On May 27, 2026, the Falcons and Wells Fargo officially announced the 2026 Atlanta Falcons HBCU Fellows Program — the largest cohort in the program’s four-year history. Seventeen students from Clark Atlanta University, Morehouse College, Morris Brown College, and Spelman College were selected for the eight-week paid fellowship, which places HBCU students inside one of the NFL’s premier organizations for real-world professional experience. The Atlanta Falcons HBCU Fellows Program is not just an internship — it is one of the most intentional pipelines in professional sports for developing the next generation of Black executives.
What the Program Actually Does
This is not a shadow-someone-for-a-day experience. Fellows work across departments inside the Atlanta Falcons and AMB Sports and Entertainment offices — including marketing, communications, community engagement, content production, partnerships, and football operations. They build professional networks, develop transferable career skills, and gain direct access to an NFL ecosystem that has historically been difficult for HBCU graduates to break into.
The 2026 cohort kicked off on May 1 with an immersive orientation that brought in Grammy Award-winning producer and entrepreneur Jermaine Dupri and music executive Amir Windom for what the program called a “Creative Currency Experience” — a launch event designed to connect students with career pathways in sports, entertainment, and business. Fellows also participated in the Carter Work Project, a community service initiative that anchored the program’s opening week in purpose.
“The Atlanta Falcons HBCU Fellows Program is about opening doors — to professional opportunity, mentorship and meaningful experiences that help students chart successful futures,” said Tai Roberson, Southeast Executive of Philanthropy and Community Impact at Wells Fargo.

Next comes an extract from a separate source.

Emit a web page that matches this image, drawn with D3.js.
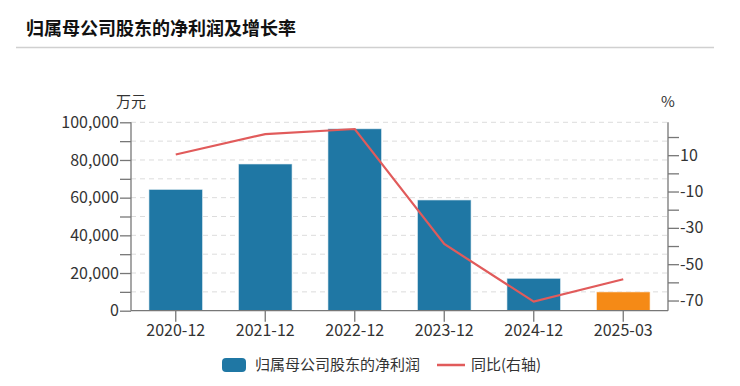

A Program That Keeps Growing
Now in its fourth year, the Atlanta Falcons HBCU Fellows Program has produced 41 alumni since its launch — and the results speak for themselves. Former fellows have gone on to land competitive positions across the NFL, other professional sports leagues, and the Olympic Games. The program is the first of its kind in the NFL, and its growth from year to year reflects both the depth of talent coming out of Atlanta’s HBCUs and the Falcons’ genuine commitment to the initiative.
Falcons HR Manager Bella Vaughan summed it up well: “This year’s class joins a legacy of 41 alumni who continue to write their own stories, seize every opportunity to learn, and most importantly give back and strengthen the communities that shaped them.”
Why the AUC Is the Perfect Home for This
The Atlanta University Center — home to Clark Atlanta University, Morehouse College, Morris Brown College, and Spelman College — is the largest consortium of HBCUs in the world and sits right in the heart of Atlanta. The talent pipeline between the AUC and the city’s sports and entertainment industry is a natural fit, and the Falcons have leaned into that geography intentionally.
Past fellows have spoken about the program’s lasting impact beyond the fellowship itself. Kyla Emory, a 2025 fellow and Spelman College senior, put it directly: “This program has taken me to new heights. I’ve had the opportunity to meet with Wells Fargo, Atlanta Falcons, and NFL attorneys who have all solidified my interest in going to law school.”
That kind of outcome — a student walking away with a clearer vision of her future — is exactly what this program is designed to deliver.
The Bigger Picture
The sports and entertainment industry has a representation problem in its front offices. The talent has always been there. The access has not. Programs like the Atlanta Falcons HBCU Fellows Program exist specifically to close that gap — not through token gestures, but through paid, meaningful, sustained investment in HBCU students year after year.
Seventeen fellows. Four HBCUs. One NFL team committed to doing the work. That is what real investment in HBCU excellence looks like.